Visitors to Edinburgh contribute more than £1bn a year to the local economy | Alamy

Explainer: What is the Visitor Levy (Scotland) Bill?

Scotland plans to allow local authorities to introduce a visitor levy, also known as a “tourist tax”. The Visitor Levy (Scotland) Bill was first introduced to Holyrood on 24 May 2023 and proposed that councils could raise a tax revenue from tourists for public expenditure. 

MSPs will begin debating the bill today, with many local councils, most notably Edinburgh City Council, very eager to implement the tax as soon as possible. But how much will it cost? How will the money be used? And why now?

How will the levy work?

A visitor levy is an additional charge paid on overnight accommodation. Such a charge was first introduced in the UK by Manchester in April of last year to promote sustainable tourism. Many European cities, such as Amsterdam, Barcelona, Berlin, Paris, and Rome also charge a visitor levy to raise income to reinvest in local services, infrastructure and visitor attractions.

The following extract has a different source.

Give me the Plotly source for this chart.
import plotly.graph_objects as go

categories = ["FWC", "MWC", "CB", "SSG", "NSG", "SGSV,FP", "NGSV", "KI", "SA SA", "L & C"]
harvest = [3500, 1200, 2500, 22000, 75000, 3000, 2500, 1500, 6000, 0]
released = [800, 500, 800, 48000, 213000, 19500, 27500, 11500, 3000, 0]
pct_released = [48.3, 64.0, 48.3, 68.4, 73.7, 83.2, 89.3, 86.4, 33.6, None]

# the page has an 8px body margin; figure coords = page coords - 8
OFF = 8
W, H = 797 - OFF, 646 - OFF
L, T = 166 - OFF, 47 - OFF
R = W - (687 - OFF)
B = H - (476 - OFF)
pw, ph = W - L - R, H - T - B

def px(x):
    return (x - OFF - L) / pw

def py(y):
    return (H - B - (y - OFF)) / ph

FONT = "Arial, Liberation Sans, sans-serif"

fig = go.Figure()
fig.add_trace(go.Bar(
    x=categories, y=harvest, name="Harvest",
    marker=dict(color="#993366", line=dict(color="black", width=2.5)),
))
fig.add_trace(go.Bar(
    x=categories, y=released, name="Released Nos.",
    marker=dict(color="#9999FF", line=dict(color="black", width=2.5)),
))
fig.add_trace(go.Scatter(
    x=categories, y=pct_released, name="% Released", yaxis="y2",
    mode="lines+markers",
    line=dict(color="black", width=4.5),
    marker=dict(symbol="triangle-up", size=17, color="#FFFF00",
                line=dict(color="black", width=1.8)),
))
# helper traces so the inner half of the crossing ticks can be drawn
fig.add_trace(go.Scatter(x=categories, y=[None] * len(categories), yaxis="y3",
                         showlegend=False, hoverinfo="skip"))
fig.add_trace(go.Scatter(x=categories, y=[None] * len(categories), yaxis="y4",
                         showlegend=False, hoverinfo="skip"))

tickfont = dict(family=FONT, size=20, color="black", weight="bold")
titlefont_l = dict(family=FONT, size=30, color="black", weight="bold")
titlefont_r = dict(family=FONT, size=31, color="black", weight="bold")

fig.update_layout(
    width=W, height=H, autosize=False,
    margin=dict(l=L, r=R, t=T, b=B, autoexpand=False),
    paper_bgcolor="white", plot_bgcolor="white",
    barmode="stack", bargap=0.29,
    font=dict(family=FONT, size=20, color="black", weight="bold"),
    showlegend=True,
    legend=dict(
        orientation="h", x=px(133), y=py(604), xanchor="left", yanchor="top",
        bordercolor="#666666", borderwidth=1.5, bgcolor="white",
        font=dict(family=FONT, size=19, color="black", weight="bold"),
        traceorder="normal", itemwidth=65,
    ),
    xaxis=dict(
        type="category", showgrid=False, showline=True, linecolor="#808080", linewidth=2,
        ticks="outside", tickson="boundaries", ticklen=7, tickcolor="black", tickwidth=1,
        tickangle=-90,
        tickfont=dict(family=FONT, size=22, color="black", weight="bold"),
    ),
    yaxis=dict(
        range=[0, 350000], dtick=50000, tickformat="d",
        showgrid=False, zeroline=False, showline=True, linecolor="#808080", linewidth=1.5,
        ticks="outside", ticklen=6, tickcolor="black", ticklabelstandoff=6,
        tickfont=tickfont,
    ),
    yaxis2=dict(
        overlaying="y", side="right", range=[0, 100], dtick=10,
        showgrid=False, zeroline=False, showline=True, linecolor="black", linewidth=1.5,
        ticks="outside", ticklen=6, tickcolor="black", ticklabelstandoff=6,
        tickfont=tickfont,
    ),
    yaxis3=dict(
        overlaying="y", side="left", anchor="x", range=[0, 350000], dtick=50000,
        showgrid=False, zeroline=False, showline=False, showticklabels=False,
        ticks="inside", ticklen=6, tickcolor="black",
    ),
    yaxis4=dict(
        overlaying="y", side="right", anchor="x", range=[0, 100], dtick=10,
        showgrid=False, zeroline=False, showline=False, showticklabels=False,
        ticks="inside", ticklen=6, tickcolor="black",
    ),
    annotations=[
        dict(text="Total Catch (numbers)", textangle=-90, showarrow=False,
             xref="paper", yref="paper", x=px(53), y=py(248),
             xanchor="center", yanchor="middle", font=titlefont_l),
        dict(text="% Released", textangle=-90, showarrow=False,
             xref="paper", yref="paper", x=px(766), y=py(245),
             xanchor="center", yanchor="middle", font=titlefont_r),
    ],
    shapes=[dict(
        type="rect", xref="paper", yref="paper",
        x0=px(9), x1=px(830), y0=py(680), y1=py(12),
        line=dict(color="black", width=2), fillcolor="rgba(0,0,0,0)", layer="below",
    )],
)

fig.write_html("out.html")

The proposed charge type for Scotland will be a percentage of the accommodation booking minus any room add-ons (parking, entertainment, food and drink etc.). The levy is paid by the visitor to the accommodation provider; the council then collects all levy payments from the providers to reinvest as it wishes. Note that this is subject to change and will only be confirmed if and when the final bill is passed by Holyrood.

Why have a Visitor Levy?

The purpose of a visitor levy is to raise revenue from visitors who temporarily stay in the city and use the city’s local services. Edinburgh and Glasgow in particular want to use the levy to support their local services and improve their capacity to manage the growing influx of tourists.

In Edinburgh, the tax could become a central feature of the council’s long-term strategy for a sustainable visitor economy, set out in Edinburgh Tourism Strategy 2030. The city’s attracts 4.5 million visits a year, who spend around £4 million in the city each day, so the tax has serious economic potential.

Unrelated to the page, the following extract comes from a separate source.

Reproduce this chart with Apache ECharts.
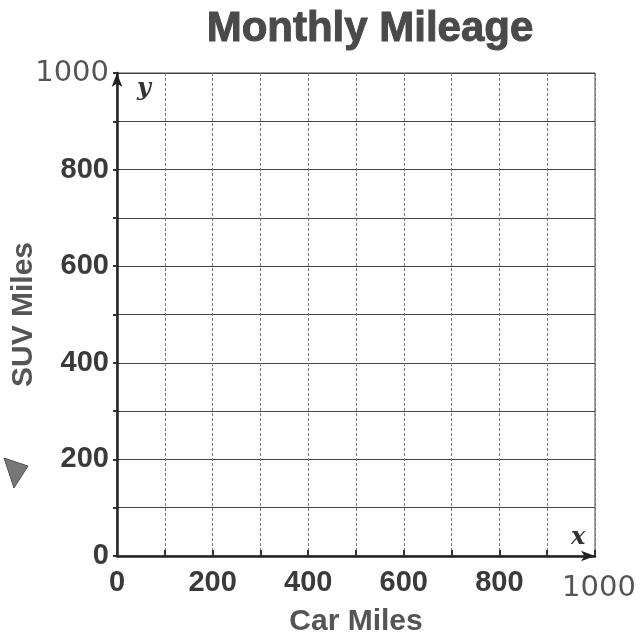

However, many local campaigners are worried that the lion share of proceeds will be used for an already inflated tourism industry and not for desperately unfunded local services and infrastructure. Amid a crisis in funding, with a housing emergency declared last year and leisure centres rumoured to close, campaigners argue that the levy is exactly what the city needs to revive its struggling services.

Indeed, the Cockburn Association, Scotland’s oldest architectural conservation charity, has said in an online statement that the levy must be used to protect the capital’s “historic architecture and townscape” from tourist events such as the Fringe and Hogmanay. “The levy must be used to ameliorate the impacts of overtourism, not increase them”, it argued. 

But not everyone is excited about this proposed “new deal” for Edinburgh. Business leaders in the tourism and hospitality industry are concerned that the levy could have unintended consequences by discouraging tourism altogether and hamper their Covid-recovery efforts.

When will the levy be introduced?

This depends on the pace at which the bill passes through Holyrood. Based on current timescales, the earliest a visitor levy could be applied in Scotland is 2026.